Many religious groups (such as the Quakers and Puritans) formed the first 13 colonies on the basis of their religious beliefs.  Although the plan was to escape persecution, there was actually some amount of persecution happening in the colonies.  One example of this persecution would be with the Puritans.  The Puritans wanted everyone to worship in the Puritan way.  In order to ensure that Puritanism dominated the colonies, nonconformists were fined, banished, whipped, and even imprisoned for not conforming to the way of the Puritans.  Eventually this persecution was ended and other religions began to appear. 

The Anglicans were already established in most of the colonies and were even part of the group of people that were "persecuted" by the Puritans.  However, after the dispersement of the Puritans, the number of other religions in the colonies began to increase.  Baptists appeared in a majority of the colonies, Roman Catholics and Protestants organized in Maryland and even some German religions surfaced in a few of the colonies.  Later came the Lutherans, who formed in the German communities in Pennsylvania, and the Presbyterians, who even had an appearance in the Massachusetts Proposals of 1705. 

Religious diversity had  become a dominant part of colonial life.  The colonies were a patchwork of religiously diverse communities and, as a result, the population of America increased quickly. People from all over the world wanted the freedom that was found in America and they began to move their homelands to America.  Groups such as the Scotch-Irish were among the first to begin that emigration to America.  As a result, religious persecution was beginning to diminish and religious freedom began to replace it. 

Religion also became a dominant part of American politics.  The Cambridge Platform was established in the 1640's.  This document was a part of the Puritan theology and adopted the Westminister Confession.  Then, in 1649, the Act Concerning Religion was enacted.  This act has even been considered one of the greatest additions to the freedom of religion in America.  Later political documents included the Massachusetts Proposals and the Adopting Act of 1729.  The Bill of Rights added to religious freedom with the First Amendment. 

Eventually, the issue of church and state became a topic of debate.  According to Clifton Olmstead, author of History of Religion in United States, the separation of church and state was completed by the Constitution in 1777 (214).   There were numerous groups of people who disagreed with the separation.  Some even thought that it would have no effect on the growth of religion in the United States.  Olmstead quotes a Congregationalist minister about his idea of the separation:   "It was as dark a day as ever I saw.  The odium thrown upon the ministry was inconceivable.  The injury done to the cause of Christ, as we then supposed, was irreparable.  For several days I suffered what no tongue can tell for the best thing that ever happened to the State of Connecticut.  It cut the churches loose from dependence on state support.  It threw them wholly on their own resources and on God. . . .They say ministers have lost their influence; the fact is, they have gained.  By voluntary efforts, societies, missions, and revivals, they exert a deeper influence than ever they could by queues and shoe buckles, and cocked hats and gold-headed canes"(215). 
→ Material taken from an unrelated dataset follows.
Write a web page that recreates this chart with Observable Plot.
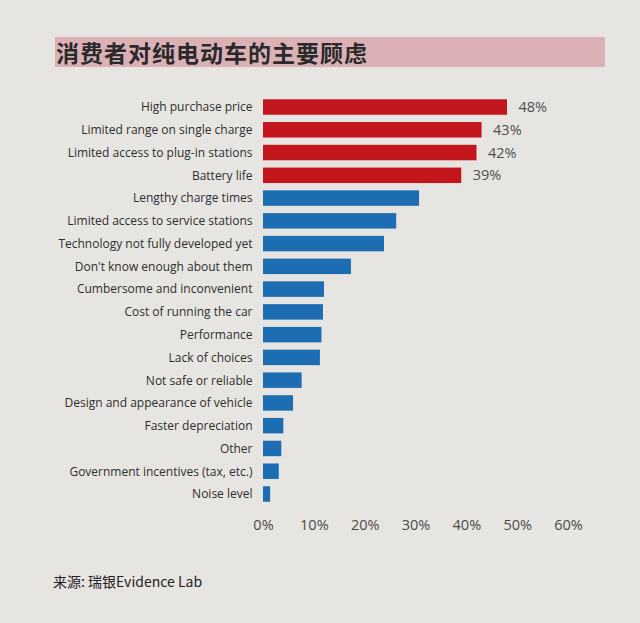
<!DOCTYPE html>
<html>
<head>
<meta charset="utf-8">
<script src="https://cdn.jsdelivr.net/npm/d3@7"></script>
<script src="https://cdn.jsdelivr.net/npm/@observablehq/plot@0.6"></script>
<style>
  html, body { margin: 0; padding: 0; }
  body { width: 640px; height: 623px; background: #e7e5e1; position: relative; overflow: hidden; font-family: "Open Sans", "Noto Sans", sans-serif; }
  #title { position: absolute; left: 55px; top: 37px; width: 550px; height: 30px; background: #dbb1b5; }
  #title span { position: absolute; left: 1px; top: 0; line-height: 30px; font-family: "Noto Sans CJK SC", sans-serif; font-weight: 700; font-size: 23px; color: #2a2a2a; letter-spacing: 1px; }
  #chart { position: absolute; left: 0; top: 90px; }
  #source { position: absolute; left: 53px; top: 571px; font-family: "Noto Sans CJK SC", sans-serif; font-size: 14px; color: #222; }
</style>
</head>
<body>
<div id="title"><span>消费者对纯电动车的主要顾虑</span></div>
<div id="chart"></div>
<div id="source">来源: 瑞银Evidence Lab</div>
<script>
const categories = [
  "High purchase price",
  "Limited range on single charge",
  "Limited access to plug-in stations",
  "Battery life",
  "Lengthy charge times",
  "Limited access to service stations",
  "Technology not fully developed yet",
  "Don't know enough about them",
  "Cumbersome and inconvenient",
  "Cost of running the car",
  "Performance",
  "Lack of choices",
  "Not safe or reliable",
  "Design and appearance of vehicle",
  "Faster depreciation",
  "Other",
  "Government incentives (tax, etc.)",
  "Noise level"
];
const values = [48, 43, 42, 39, 30.7, 26.2, 23.8, 17.3, 12.0, 11.8, 11.5, 11.2, 7.6, 5.9, 4.0, 3.6, 3.1, 1.4];
const highlighted = [true, true, true, true, false, false, false, false, false, false, false, false, false, false, false, false, false, false];
const valueLabels = ["48%", "43%", "42%", "39%"];
const xTicks = [0, 10, 20, 30, 40, 50, 60];

const data = categories.map((c, i) => ({
  category: c,
  value: values[i],
  top: highlighted[i],
  label: i < valueLabels.length ? valueLabels[i] : ""
}));

const plot = Plot.plot({
  width: 640,
  height: 450,
  marginLeft: 263,
  marginRight: 72,
  marginTop: 2,
  marginBottom: 31,
  style: { background: "transparent", fontFamily: "'Open Sans', 'Noto Sans', sans-serif" },
  x: { domain: [0, 60], ticks: xTicks, label: null },
  y: { domain: categories, padding: 0.32, round: false, label: null },
  marks: [
    Plot.gridX(xTicks.filter(d => d > 0), { stroke: "#c4c1bc", strokeOpacity: 0.8, strokeWidth: 1, y1: -6, y2: 419 }),
    Plot.barX(data, {
      y: "category",
      x: "value",
      fill: d => d.top ? "#c3161c" : "#1d6db3"
    }),
    Plot.text(data.filter(d => d.label), {
      y: "category",
      x: "value",
      text: "label",
      dx: 11,
      textAnchor: "start",
      fontSize: 14.5,
      fill: "#505050"
    }),
    Plot.ruleX([0], { stroke: "#1a1a1a", strokeWidth: 2.5, y1: -6, y2: 419 }),
    Plot.axisY({ tickSize: 0, tickPadding: 11, fontSize: 12, color: "#2e2e2e", label: null }),
    Plot.axisX({ ticks: xTicks, tickSize: 0, tickPadding: 10, fontSize: 14.5, color: "#4a4a4a", tickFormat: d => d + "%", label: null })
  ]
});
document.getElementById("chart").appendChild(plot);
</script>
</body>
</html>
Overall, religion was an important aspect in the colonization of America.  It became a dominant part of the lives of the colonists and continued to grow over the years.  Events such as the Salem Witchcraft Trials of the 1690's and the Great Awakening of the 1730's only increased the influence of religion in America.  America had become a refuge for those who wanted religious freedom and became a home to the many people that had the chance to improve their lives. 

Works Cited

  • Olmstead, Clifton E. History of Religion in the United States.  Englewood Cliffs:  Prentice-Hall, 1960.